The big tech companies reported strong earnings last week, reflecting the flows that keep pouring into the US stock market. Apple capitalization, for instance, is bigger than the entire German domestic shares ($1.8 trillion versus $1.7 trillion). Tesla’s capitalization exceeds the five European car makers’ capitalization combined.
Investors’ enthusiasm is sustained by the cheap money from the Fed. Fractional shares investing also led to a strong inflow into the equity market as a record number of retailers opened new trading accounts.
The key event for the Dow Jones this week is Friday’s NFP data. If the labor market shows signs of further recovery, it may be just what the Dow Jones needs to break out of the pennant formation.
The current consolidation forms above a critical support level. A possible breakout opens the road to the pennant’s measured move that extends well beyond the all-important 30,000 level.

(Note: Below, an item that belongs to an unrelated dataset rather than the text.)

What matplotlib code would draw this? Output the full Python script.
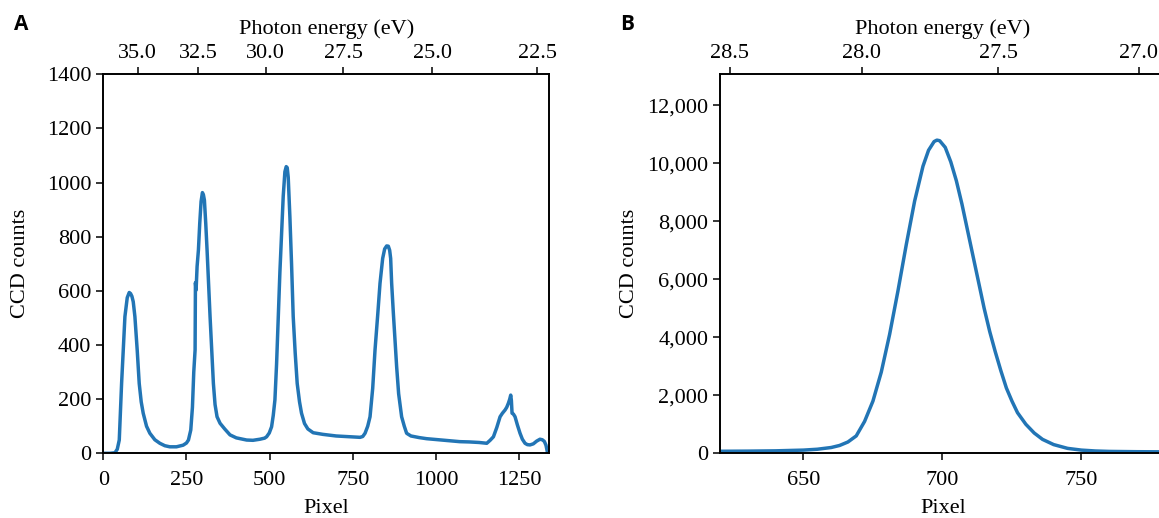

To trade it, the entry is key. Therefore, the first thing to do is to wait for the price to break the upper trendline. Equally important, wait for a daily close above that trendline. That is the signal that the pennant broke to the upside.
Next, place a stop-loss order at the previous higher low during the pennant’s formation. Finally, aim for the measured move, which is big enough to generate an appropriate risk-reward ratio.